The next fortnightly books will be Sir Arthur Conan Doyle's most popular Holmes novel and his least read Holmes novel, The Hound of the Baskervilles and The Valley of Fear.
Hound, which is widely regarded as one of the great detective stories of all time, was serialized in The Strand Magazine in 1901 and 1902. Benefiting from the extraordinary success of the Holmes short stories and building on Doyle's strengths and interests, unleashed on a public that was hungry for more Holmes after Doyle had killed him off eight years earlier, it took the world by storm, and its success was what convinced Doyle to try to write more Sherlock Holmes tales.
Valley, which is the Holmes novel people are least likely to have read, was serialised in The Strand Magazine in 1914 and 1915. As with his first two novels, Doyle combines Holmesian detection with an exotic foreign locale, this time the strange and wild land of Pennsylvania, where coal miners are legion and struggles between miners and owners have come to a boiling point, with the latter bringing in the Pinkertons. However, there's more here than meets the idea; offstage, in the shadows, Professor Moriarty is spinning a complicated and dangerous web.
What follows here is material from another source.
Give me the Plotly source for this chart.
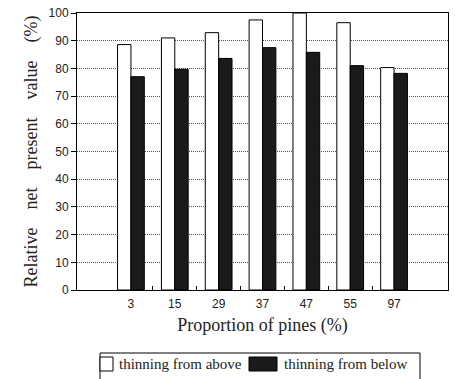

Despite everyone knowing Moriarty as his witness, this is the only story other than "The Final Problem" in which Moriarty is definitely involved (although Moriarty is mentioned briefly in five other late stories). Indeed, part of Valley's purpose seems to be to fill in a bit of the backstory about the enmity between Holmes and Moriarty.
While both Hound and Valley are written after Holmes's death in "The Final Problem", they are both a return to the pre-death Holmes. (Valley, in fact, creates one of the well-known puzzles for enthusiasts of the Great Game, since in "The Final Problem" Watson seems to be completely ignorant of Moriarty, whereas here, despite the story being set earlier, Watson knows him very well.